Billion dollar companies lose their customer’s data all the time.

djfivyvusn

What is your point?

colesantiago

Do people still use MongoDB in production?

I was quite surprised to read that Stripe uses MongoDB in the early days and still today and I can't imagine the sheer nightmares they must have faced using it for all these years.

senderista

MongoDB has come a long way. They acquired a world-class storage engine (WiredTiger) and then they hired some world-class distsys people (e.g. Murat Demirbas). They might still be hamstrung by early design and API choices but from what I can tell (never used it in anger) the implementation is pretty solid.

computerfan494

MongoDB is a very good database, and these days at scale I am significantly more confident in its correctness guarantees than any of the half-baked Postgres horizontal scaling solutions. I have run both databases at seven figure a month spend scale, and I would not choose off-the-shelf Postgres for this task again.

colechristensen

mongodb is a public company with a market cap of 14.2 billion dollars. so yes, people still use it in production

djfivyvusn

I've been looking for a job the last few weeks.
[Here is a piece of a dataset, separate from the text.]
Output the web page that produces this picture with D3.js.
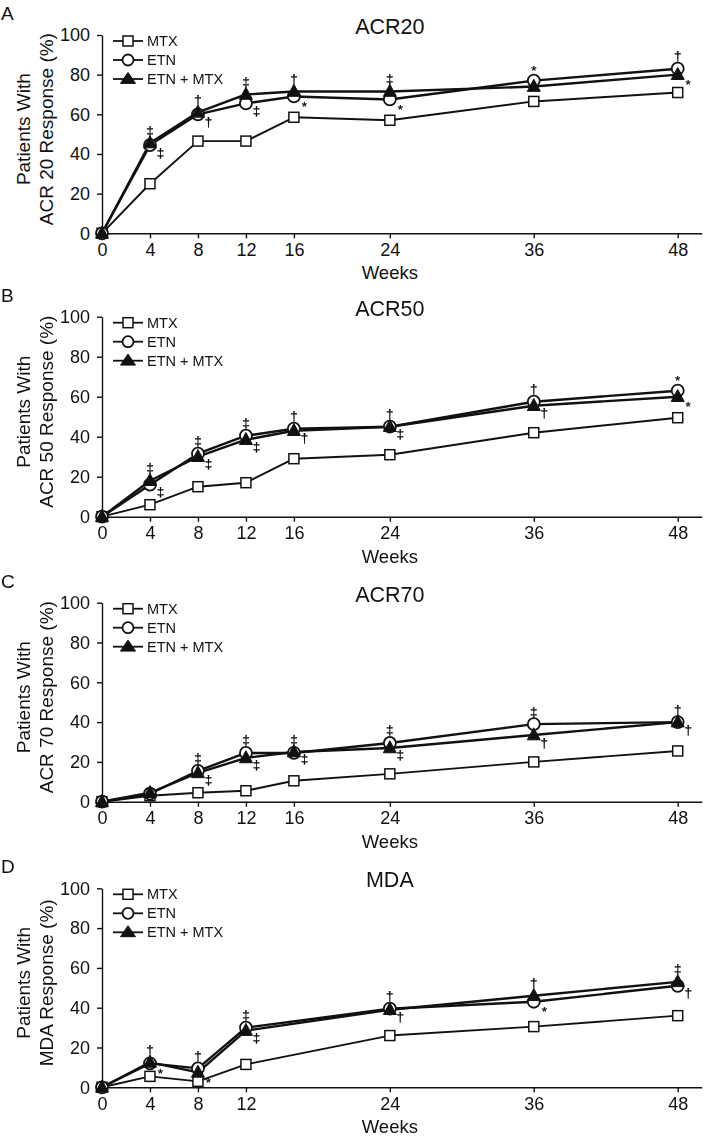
<!DOCTYPE html>
<html>
<head>
<meta charset="utf-8">
<script src="https://cdn.jsdelivr.net/npm/d3@7"></script>
<style>
html,body{margin:0;padding:0;background:#fff;}
svg{display:block;}
.sig{opacity:0.99;will-change:transform;}
</style>
</head>
<body>
<svg id="chart" width="709" height="1141"></svg>
<script>
// ---------- data ----------
const seriesNames = ["MTX", "ETN", "ETN + MTX"];
const panelLetters = ["A", "B", "C", "D"];
const panelTitles = ["ACR20", "ACR50", "ACR70", "MDA"];
const yLabelLine1 = ["Patients With", "Patients With", "Patients With", "Patients With"];
const yLabelLine2 = ["ACR 20 Response (%)", "ACR 50 Response (%)", "ACR 70 Response (%)", "MDA Response (%)"];
const xAxisTitle = "Weeks";
const yTicks = [0, 20, 40, 60, 80, 100];

const weeksACR = [0, 4, 8, 12, 16, 24, 36, 48];
const weeksMDA = [0, 4, 8, 12, 24, 36, 48];

// ACR20
const acr20MTX    = [0, 25, 46.5, 46.5, 58.5, 57, 66.5, 71];
const acr20ETN    = [0, 44.5, 60, 65.5, 69, 67.5, 77, 83];
const acr20ETNMTX = [0, 45.5, 61, 70, 71.5, 71.5, 74, 80];
// ACR50
const acr50MTX    = [0, 6, 15, 17, 29, 31, 42, 49.5];
const acr50ETN    = [0, 16, 31.5, 40.5, 44, 45, 57.5, 63];
const acr50ETNMTX = [0, 18, 30, 38.5, 43, 45, 55.5, 60];
// ACR70
const acr70MTX    = [0, 3, 4.5, 5.5, 10.5, 14, 20, 25.5];
const acr70ETN    = [0, 4, 15.5, 24.5, 24.5, 29.5, 39, 40];
const acr70ETNMTX = [0, 4.5, 14.5, 22, 25, 27, 33.5, 40];
// MDA
const mdaMTX      = [0, 5.5, 3, 11.5, 26, 30.5, 36];
const mdaETN      = [0, 12, 9.5, 30, 39.5, 43, 51];
const mdaETNMTX   = [0, 12.5, 7.5, 28.5, 39, 46, 53];

// significance marks: [week, series, symbol, side]
const marksACR20 = [
  [4, "ETN + MTX", "‡", "above"], [4, "ETN", "‡", "right"],
  [8, "ETN + MTX", "†", "above"], [8, "ETN", "†", "right"],
  [12, "ETN + MTX", "‡", "above"], [12, "ETN", "‡", "right"],
  [16, "ETN + MTX", "†", "above"], [16, "ETN", "*", "right"],
  [24, "ETN + MTX", "‡", "above"], [24, "ETN", "*", "right"],
  [36, "ETN", "*", "above"],
  [48, "ETN", "†", "above"], [48, "ETN + MTX", "*", "right"]
];
const marksACR50 = [
  [4, "ETN + MTX", "‡", "above"], [4, "ETN", "‡", "right"],
  [8, "ETN", "‡", "above"], [8, "ETN + MTX", "‡", "right"],
  [12, "ETN", "‡", "above"], [12, "ETN + MTX", "‡", "right"],
  [16, "ETN", "†", "above"], [16, "ETN + MTX", "†", "right"],
  [24, "ETN", "†", "above"], [24, "ETN + MTX", "‡", "right"],
  [36, "ETN", "†", "above"], [36, "ETN + MTX", "†", "right"],
  [48, "ETN", "*", "above"], [48, "ETN + MTX", "*", "right"]
];
const marksACR70 = [
  [8, "ETN", "‡", "above"], [8, "ETN + MTX", "‡", "right"],
  [12, "ETN", "‡", "above"], [12, "ETN + MTX", "‡", "right"],
  [16, "ETN", "‡", "above"], [16, "ETN + MTX", "‡", "right"],
  [24, "ETN", "‡", "above"], [24, "ETN + MTX", "‡", "right"],
  [36, "ETN", "‡", "above"], [36, "ETN + MTX", "†", "right"],
  [48, "ETN", "†", "above"], [48, "ETN + MTX", "†", "right"]
];
const marksMDA = [
  [4, "ETN + MTX", "†", "above"], [4, "ETN", "*", "right"],
  [8, "ETN", "†", "above"], [8, "ETN + MTX", "*", "right"],
  [12, "ETN", "‡", "above"], [12, "ETN + MTX", "‡", "right"],
  [24, "ETN", "†", "above"], [24, "ETN + MTX", "†", "right"],
  [36, "ETN + MTX", "†", "above"], [36, "ETN", "*", "right"],
  [48, "ETN + MTX", "‡", "above"], [48, "ETN", "†", "right"]
];

const panels = [
  {weeks: weeksACR, values: [acr20MTX, acr20ETN, acr20ETNMTX], marks: marksACR20},
  {weeks: weeksACR, values: [acr50MTX, acr50ETN, acr50ETNMTX], marks: marksACR50},
  {weeks: weeksACR, values: [acr70MTX, acr70ETN, acr70ETNMTX], marks: marksACR70},
  {weeks: weeksMDA, values: [mdaMTX, mdaETN, mdaETNMTX], marks: marksMDA}
];

// ---------- layout ----------
const panelTop = [35, 316.7, 602.7, 888.3];
const panelBottom = [233.3, 516.7, 801.7, 1087.3];
const FONT = "'Liberation Sans', Arial, Helvetica, sans-serif";
const INK = "#111";

const svg = d3.select("#chart");
const x = d3.scaleLinear().domain([0, 50]).range([102, 701.7]);

const lineWidths = [1.9, 2.4, 2.4];

function drawMarker(g, type, cx, cy, legend) {
  if (type === 0) {
    const s = 10;
    g.append("rect").attr("x", cx - s / 2).attr("y", cy - s / 2).attr("width", s).attr("height", s)
      .attr("fill", "#fff").attr("stroke", INK).attr("stroke-width", 1.5);
  } else if (type === 1) {
    g.append("circle").attr("cx", cx).attr("cy", cy).attr("r", legend ? 5.5 : 6)
      .attr("fill", "#fff").attr("stroke", INK).attr("stroke-width", 1.8);
  } else {
    const hw = legend ? 7.5 : 6.5, h = legend ? 11 : 12;
    const p = d3.path();
    p.moveTo(cx, cy - h * 0.6);
    p.lineTo(cx + hw, cy + h * 0.4);
    p.lineTo(cx - hw, cy + h * 0.4);
    p.closePath();
    g.append("path").attr("d", p.toString()).attr("fill", INK).attr("stroke", INK).attr("stroke-width", 1);
  }
}

panels.forEach((pd, i) => {
  const top = panelTop[i], bottom = panelBottom[i];
  const y = d3.scaleLinear().domain([0, 100]).range([bottom, top]);
  const g = svg.append("g");

  // panel letter
  g.append("text").attr("x", 1).attr("y", top - 15).text(panelLetters[i])
    .attr("font-family", FONT).attr("font-size", 19).attr("fill", INK);
  // title
  g.append("text").attr("x", x(24)).attr("y", top - 1).attr("text-anchor", "middle").text(panelTitles[i])
    .attr("font-family", FONT).attr("font-size", 21.5).attr("fill", INK);

  // axes
  const ya = g.append("g").attr("transform", `translate(${x(0)},0)`)
    .call(d3.axisLeft(y).tickValues(yTicks).tickSize(5).tickPadding(7).tickSizeOuter(0));
  const xa = g.append("g").attr("transform", `translate(0,${bottom})`)
    .call(d3.axisBottom(x).tickValues(pd.weeks).tickSize(5).tickPadding(5).tickSizeOuter(0));
  [ya, xa].forEach(a => {
    a.attr("font-family", FONT).attr("font-size", 18);
    a.selectAll("path,line").attr("stroke", INK).attr("stroke-width", 1.4);
    a.selectAll("text").attr("fill", INK);
  });

  // y label
  const cy = (top + bottom) / 2 - 5;
  g.append("text").attr("transform", `translate(30,${cy}) rotate(-90)`).attr("text-anchor", "middle")
    .text(yLabelLine1[i]).attr("font-family", FONT).attr("font-size", 19).attr("fill", INK);
  g.append("text").attr("transform", `translate(53,${cy}) rotate(-90)`).attr("text-anchor", "middle")
    .text(yLabelLine2[i]).attr("font-family", FONT).attr("font-size", 19).attr("fill", INK);

  // x label
  g.append("text").attr("x", x(24)).attr("y", bottom + 46).attr("text-anchor", "middle").text(xAxisTitle)
    .attr("font-family", FONT).attr("font-size", 18.5).attr("fill", INK);

  // lines
  const line = d3.line().x(d => x(d[0])).y(d => y(d[1]));
  pd.values.forEach((vals, s) => {
    const pts = pd.weeks.map((w, k) => [w, vals[k]]);
    g.append("path").attr("d", line(pts)).attr("fill", "none")
      .attr("stroke", INK).attr("stroke-width", lineWidths[s]).attr("stroke-linejoin", "round");
  });
  // markers
  pd.values.forEach((vals, s) => {
    pd.weeks.forEach((w, k) => drawMarker(g, s, x(w), y(vals[k]), false));
  });

  // significance marks
  const sg = g.append("g").attr("class", "sig");
  pd.marks.forEach(([w, sName, sym, side]) => {
    const s = seriesNames.indexOf(sName);
    const k = pd.weeks.indexOf(w);
    const px = x(w), py = y(pd.values[s][k]);
    let tx, tyc;
    if (side === "above") { tx = px; tyc = py - 13; }
    else { tx = px + 10.5; tyc = py + 7; }
    const base = tyc + (sym === "*" ? 7.5 : 4.5);
    sg.append("text").attr("x", tx).attr("y", base).attr("text-anchor", "middle").text(sym)
      .attr("font-family", FONT).attr("font-size", 13.5).attr("fill", "#000")
      .attr("stroke", "#000").attr("stroke-width", 0.25);
  });

  // legend
  const lg = g.append("g");
  seriesNames.forEach((name, s) => {
    const ly = top + 6 + s * 19;
    lg.append("line").attr("x1", 113).attr("x2", 143).attr("y1", ly).attr("y2", ly)
      .attr("stroke", INK).attr("stroke-width", 1.8);
    drawMarker(lg, s, 128, ly, true);
    lg.append("text").attr("x", 147).attr("y", ly + 5).text(name)
      .attr("font-family", FONT).attr("font-size", 14.5).attr("fill", INK);
  });
});
</script>
</body>
</html>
Literally the only job ad I've seen talking about MongoDB was a job ad for MongoDB itself.

skywhopper

This is an unfortunate report in a lot of ways. First, the title is incomplete. Second, there’s no context as to the purpose of the test and very little about the parameters of the test. It makes no comparison to other PostgreSQL architectures except one reference at the end to a standalone system. Third, it characterizes the transaction isolation of this system as if it were a failure (see comments in this thread assuming this is a bug or a missing feature of Postgres). Finally, it never compares the promises made by the product vendors to the reality. Does AWS or Postgres promise perfect snapshot isolation?

I understand the mission of the Jepsen project but presenting results in this format is misleading and will only sow confusion.

Transaction isolation involves a ton of tradeoffs, and the tradeoffs chosen here may be fine for most use cases. The issues can be easily avoided by doing any critical transactional work against the primary read-write node only, which would be the only typical way in which transactional work would be done against a Postgres cluster of this sort.

Sesse__

Postgres does indeed promise perfect snapshot isolation, and Amazon does not (to the best of my knowledge) document that their managed Postgres service weakens Postgres’ promises.

billiam

New headline: AWS RDS is not CockroachDB or Spanner. And it's not trying to be.